Yan de Almeida Prado, em 72, chegou mesmo a declarar que" a Semana de Arte Moderna pouca ou nenhuma ação desenvolveu no mundo das artes e da literatura", atribuindo a fama dos sete dias aos esforços de Mário e Oswald de Andrade.

Além disso, discute-se o "modernismo" das obras de artes plásticas, por exemplo, que apresentavam várias tendências distintas e talvez não tivessem tantos elementos de ruptura quanto seus autores e os idealizadores da Semana pretendiam. Houve ainda bastante confusão estilística e estrangeirismos contrários aos ideais da amostra, como demonstram títulos como "Sapho", de Brecheret, "Café Turco", de Di Cavalcanti, "Natureza Dadaísta", de Ferrignac, "Impressão Divisionista", de Malfatti ou "Cubismo" de Vicente do Rego Monteiro.
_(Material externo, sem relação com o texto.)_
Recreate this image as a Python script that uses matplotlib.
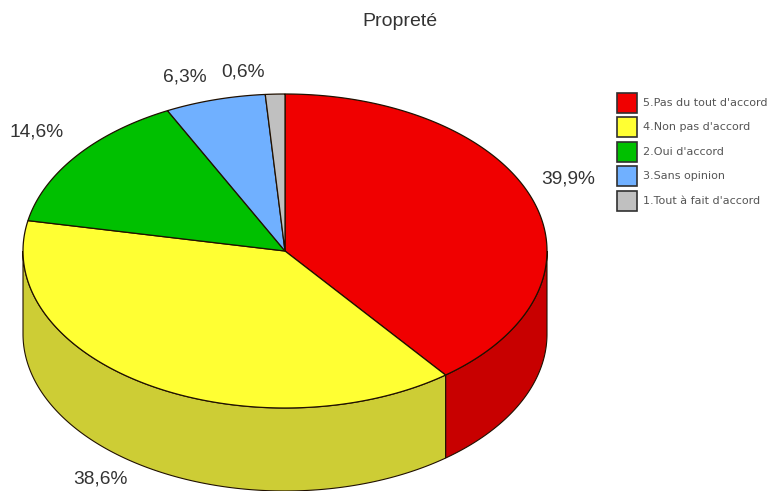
import numpy as np
import matplotlib
matplotlib.use('Agg')
import matplotlib.pyplot as plt
from matplotlib.patches import Polygon, Rectangle

title = 'Propreté'
categories = ["5.Pas du tout d'accord", "4.Non pas d'accord", "2.Oui d'accord", "3.Sans opinion", "1.Tout à fait d'accord"]
# printed labels
labels = ['39,9%', '38,6%', '14,6%', '6,3%', '0,6%']
# share each slice actually takes in the drawing
shares = [39.5, 38.6, 14.5, 6.2, 1.2]
colors = ['#f00000', '#ffff33', '#00c000', '#70b0ff', '#c0c0c0']
side_colors = ['#c80000', '#cdcd35', '#009000', '#5a8ccc', '#9a9a9a']
label_pos = [(568, 179), (100, 479), (37, 132), (185, 77), (243, 72)]

# pie geometry in pixels
cx, cy = 285, 251
rx, ry = 262, 157
depth = 83

fig = plt.figure(figsize=(7.7, 4.91), dpi=100)
ax = fig.add_axes([0, 0, 1, 1])
ax.set_xlim(0, 770)
ax.set_ylim(491, 0)
ax.axis('off')


def rim(a0, a1, dy=0):
    t = np.radians(np.linspace(a0, a1, 200))
    return np.column_stack([cx + rx * np.cos(t), cy - ry * np.sin(t) + dy])


# slices run clockwise from 12 o'clock
edges = 90 - np.cumsum([0] + shares) * 3.6

# side wall, only the front half of the ellipse shows
for i in range(len(shares)):
    a1, a0 = edges[i], edges[i + 1]  # a0 < a1
    for off in (0, -360):
        lo = max(a0 + off, -180)
        hi = min(a1 + off, 0)
        if hi > lo:
            pts = np.vstack([rim(lo, hi), rim(hi, lo, depth)])
            ax.add_patch(Polygon(pts, closed=True, fc=side_colors[i], ec='#201000', lw=0.8, zorder=2))

# top face
for i in range(len(shares)):
    pts = np.vstack([[cx, cy], rim(edges[i], edges[i + 1])])
    ax.add_patch(Polygon(pts, closed=True, fc=colors[i], ec='#201000', lw=0.9, zorder=3))

for txt, (x, y) in zip(labels, label_pos):
    ax.text(x, y, txt, ha='center', va='center', fontsize=13.8, family='Liberation Sans', color='#333333')

ax.text(400, 21, title, ha='center', va='center', fontsize=14, family='Liberation Sans', color='#333333')

# legend
for i, name in enumerate(categories):
    y = 93 + i * 24.4
    ax.add_patch(Rectangle((617, y), 20, 20, fc=colors[i], ec='#303030', lw=1.2))
    ax.text(643, y + 10, name, ha='left', va='center', fontsize=8, family='DejaVu Sans', color='#555555')

fig.savefig('out.png', dpi=100)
Logo após a realização da Semana, alguns artistas fundamentais que dela participaram acabam voltando para a Europa (ou indo lá pela primeira vez, no caso de Di Cavalcanti), dificultando a continuidade do processo que se iniciara. Por outro lado, outros artistas igualmente importantes chegavam após estudos no continente, como Tarsila do Amaral, um dos grandes pilares do Modernismo Brasileiro.

Não resta dúvida, porém, que a Semana integrou grandes personalidades da cultura na época e pode ser considerada importante marco do Modernismo Brasileiro, com sua intenção nitidamente anti-acadêmica e introdução do país nas questões do século. A própria tentativa de estabelecer uma arte brasileira, livre da mera repetição de fórmulas européias foi de extrema importância para a cultura nacional e a iniciativa da Semana, uma das pioneiras nesse sentido.